Is there a way to share risk between the asker and the answerer?
There should be zero risk if there is a disclaimer saying answers are for informational/entertainment purposes only amd not actual legal advice.
mell says
There should be zero risk if there is a disclaimer saying answers are for informational/entertainment purposes only amd not actual legal advice.
I mean that there is a risk to you if you pay for an answer before seeing it. The answer might be crap.
And in the other direction, if you demand to see the answer before paying, the person who answered has the risk of not getting paid for a good answer.
you validate that background permits me to awnser a specifix type of quesrion
What I meant is there is no risk of "experts" suing you as long as there is a disclaimer.
mell says
What I meant is there is no risk of "experts" suing you as long as there is a disclaimer.
I'm not entirely sure of that.
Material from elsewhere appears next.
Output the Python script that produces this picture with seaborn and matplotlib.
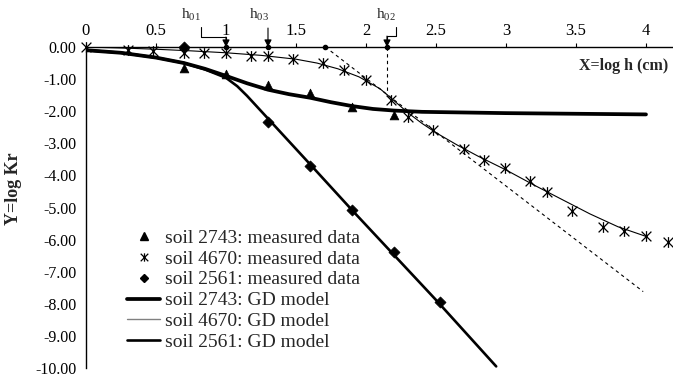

Need to ask a lawyer! Lol.
But the general idea of registered experts answering questions seems validated by the existence of https://go.experts-exchange.com/
Thing is, they demand a monthly subscription fee, which is bad. I think paying per answer is better.
One of my college jobs was in the HR room at Bechtel in Ann Arbor, where they had a staff of several people who would literally validate every line on every incoming resume for nuclear power plant job
Is "you" patrick.net or the person asking the question?
If it's patrick.net, I don't really know how to validate someone's resume without doing a lot of work.